TASK GOAL: Can you transcribe the data exactly? Leave the pictures out.

RECORDED INFORMATION:
+++
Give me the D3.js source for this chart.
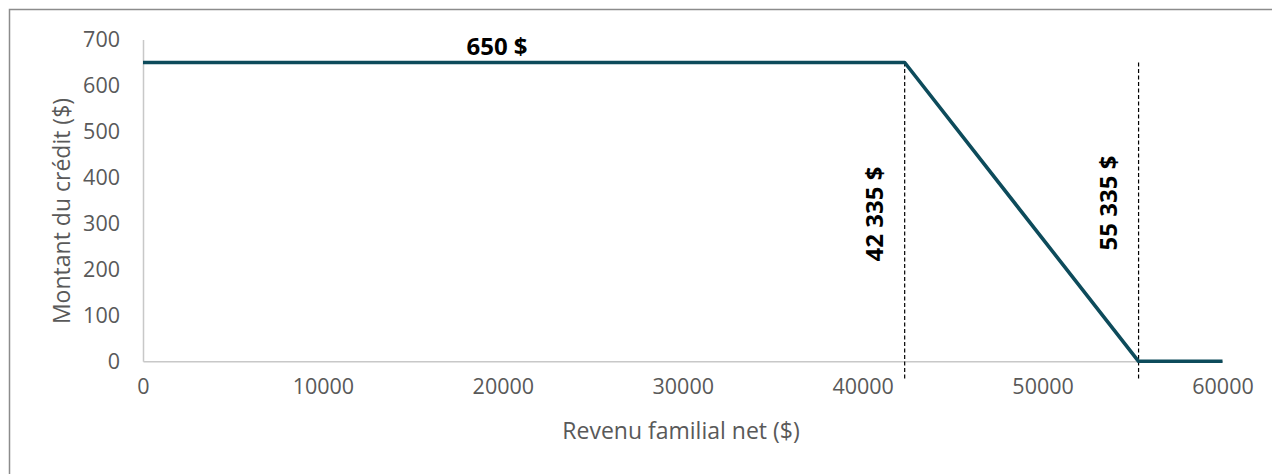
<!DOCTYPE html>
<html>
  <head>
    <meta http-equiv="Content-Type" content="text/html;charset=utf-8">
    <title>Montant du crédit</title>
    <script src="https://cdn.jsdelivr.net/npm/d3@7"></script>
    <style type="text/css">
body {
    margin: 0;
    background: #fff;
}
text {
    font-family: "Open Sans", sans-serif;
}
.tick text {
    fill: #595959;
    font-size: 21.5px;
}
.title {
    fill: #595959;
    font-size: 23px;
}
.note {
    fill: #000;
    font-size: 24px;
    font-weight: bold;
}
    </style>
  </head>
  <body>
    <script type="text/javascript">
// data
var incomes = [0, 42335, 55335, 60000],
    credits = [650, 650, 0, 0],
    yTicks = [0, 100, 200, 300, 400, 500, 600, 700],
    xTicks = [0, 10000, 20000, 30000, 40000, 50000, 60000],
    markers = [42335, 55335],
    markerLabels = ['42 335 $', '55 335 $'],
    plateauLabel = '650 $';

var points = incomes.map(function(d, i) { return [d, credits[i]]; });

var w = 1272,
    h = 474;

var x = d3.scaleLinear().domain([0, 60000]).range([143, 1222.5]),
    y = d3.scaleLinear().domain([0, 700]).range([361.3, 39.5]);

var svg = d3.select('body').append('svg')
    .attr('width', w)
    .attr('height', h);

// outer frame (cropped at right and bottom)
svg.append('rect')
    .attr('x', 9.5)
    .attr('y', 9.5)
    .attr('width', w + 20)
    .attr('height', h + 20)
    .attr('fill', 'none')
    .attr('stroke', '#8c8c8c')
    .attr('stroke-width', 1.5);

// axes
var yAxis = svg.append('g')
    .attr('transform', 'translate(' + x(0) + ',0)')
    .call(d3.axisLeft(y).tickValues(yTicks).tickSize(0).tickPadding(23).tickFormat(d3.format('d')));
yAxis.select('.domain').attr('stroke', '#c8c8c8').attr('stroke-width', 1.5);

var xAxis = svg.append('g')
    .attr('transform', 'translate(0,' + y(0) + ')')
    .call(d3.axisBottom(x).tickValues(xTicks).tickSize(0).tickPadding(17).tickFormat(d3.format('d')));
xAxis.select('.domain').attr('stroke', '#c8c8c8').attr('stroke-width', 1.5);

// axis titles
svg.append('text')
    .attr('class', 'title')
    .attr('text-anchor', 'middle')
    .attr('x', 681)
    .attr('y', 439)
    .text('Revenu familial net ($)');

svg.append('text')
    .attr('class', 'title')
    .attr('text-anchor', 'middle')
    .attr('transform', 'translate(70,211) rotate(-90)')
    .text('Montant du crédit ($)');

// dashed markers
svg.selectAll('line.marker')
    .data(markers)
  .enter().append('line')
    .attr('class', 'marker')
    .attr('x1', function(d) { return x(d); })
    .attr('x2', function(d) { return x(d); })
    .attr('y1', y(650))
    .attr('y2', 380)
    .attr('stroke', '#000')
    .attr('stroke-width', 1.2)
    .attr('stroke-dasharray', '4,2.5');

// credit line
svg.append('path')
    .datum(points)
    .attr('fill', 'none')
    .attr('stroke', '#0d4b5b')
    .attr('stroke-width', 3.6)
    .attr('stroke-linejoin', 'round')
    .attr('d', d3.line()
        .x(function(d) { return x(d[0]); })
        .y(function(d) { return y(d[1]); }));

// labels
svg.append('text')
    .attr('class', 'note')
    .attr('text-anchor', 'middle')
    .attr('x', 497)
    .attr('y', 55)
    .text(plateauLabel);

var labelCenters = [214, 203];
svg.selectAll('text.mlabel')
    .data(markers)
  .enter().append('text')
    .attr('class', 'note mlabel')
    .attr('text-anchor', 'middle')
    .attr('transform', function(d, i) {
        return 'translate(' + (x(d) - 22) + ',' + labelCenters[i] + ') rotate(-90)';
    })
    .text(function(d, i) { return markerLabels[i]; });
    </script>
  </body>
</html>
+++
RESULT OF THIS TASK:
Give me the D3.js source for this chart.
<!DOCTYPE html>
<html>
  <head>
    <meta http-equiv="Content-Type" content="text/html;charset=utf-8">
    <title>Montant du crédit</title>
    <script src="https://cdn.jsdelivr.net/npm/d3@7"></script>
    <style type="text/css">
body {
    margin: 0;
    background: #fff;
}
text {
    font-family: "Open Sans", sans-serif;
}
.tick text {
    fill: #595959;
    font-size: 21.5px;
}
.title {
    fill: #595959;
    font-size: 23px;
}
.note {
    fill: #000;
    font-size: 24px;
    font-weight: bold;
}
    </style>
  </head>
  <body>
    <script type="text/javascript">
// data
var incomes = [0, 42335, 55335, 60000],
    credits = [650, 650, 0, 0],
    yTicks = [0, 100, 200, 300, 400, 500, 600, 700],
    xTicks = [0, 10000, 20000, 30000, 40000, 50000, 60000],
    markers = [42335, 55335],
    markerLabels = ['42 335 $', '55 335 $'],
    plateauLabel = '650 $';

var points = incomes.map(function(d, i) { return [d, credits[i]]; });

var w = 1272,
    h = 474;

var x = d3.scaleLinear().domain([0, 60000]).range([143, 1222.5]),
    y = d3.scaleLinear().domain([0, 700]).range([361.3, 39.5]);

var svg = d3.select('body').append('svg')
    .attr('width', w)
    .attr('height', h);

// outer frame (cropped at right and bottom)
svg.append('rect')
    .attr('x', 9.5)
    .attr('y', 9.5)
    .attr('width', w + 20)
    .attr('height', h + 20)
    .attr('fill', 'none')
    .attr('stroke', '#8c8c8c')
    .attr('stroke-width', 1.5);

// axes
var yAxis = svg.append('g')
    .attr('transform', 'translate(' + x(0) + ',0)')
    .call(d3.axisLeft(y).tickValues(yTicks).tickSize(0).tickPadding(23).tickFormat(d3.format('d')));
yAxis.select('.domain').attr('stroke', '#c8c8c8').attr('stroke-width', 1.5);

var xAxis = svg.append('g')
    .attr('transform', 'translate(0,' + y(0) + ')')
    .call(d3.axisBottom(x).tickValues(xTicks).tickSize(0).tickPadding(17).tickFormat(d3.format('d')));
xAxis.select('.domain').attr('stroke', '#c8c8c8').attr('stroke-width', 1.5);

// axis titles
svg.append('text')
    .attr('class', 'title')
    .attr('text-anchor', 'middle')
    .attr('x', 681)
    .attr('y', 439)
    .text('Revenu familial net ($)');

svg.append('text')
    .attr('class', 'title')
    .attr('text-anchor', 'middle')
    .attr('transform', 'translate(70,211) rotate(-90)')
    .text('Montant du crédit ($)');

// dashed markers
svg.selectAll('line.marker')
    .data(markers)
  .enter().append('line')
    .attr('class', 'marker')
    .attr('x1', function(d) { return x(d); })
    .attr('x2', function(d) { return x(d); })
    .attr('y1', y(650))
    .attr('y2', 380)
    .attr('stroke', '#000')
    .attr('stroke-width', 1.2)
    .attr('stroke-dasharray', '4,2.5');

// credit line
svg.append('path')
    .datum(points)
    .attr('fill', 'none')
    .attr('stroke', '#0d4b5b')
    .attr('stroke-width', 3.6)
    .attr('stroke-linejoin', 'round')
    .attr('d', d3.line()
        .x(function(d) { return x(d[0]); })
        .y(function(d) { return y(d[1]); }));

// labels
svg.append('text')
    .attr('class', 'note')
    .attr('text-anchor', 'middle')
    .attr('x', 497)
    .attr('y', 55)
    .text(plateauLabel);

var labelCenters = [214, 203];
svg.selectAll('text.mlabel')
    .data(markers)
  .enter().append('text')
    .attr('class', 'note mlabel')
    .attr('text-anchor', 'middle')
    .attr('transform', function(d, i) {
        return 'translate(' + (x(d) - 22) + ',' + labelCenters[i] + ') rotate(-90)';
    })
    .text(function(d, i) { return markerLabels[i]; });
    </script>
  </body>
</html>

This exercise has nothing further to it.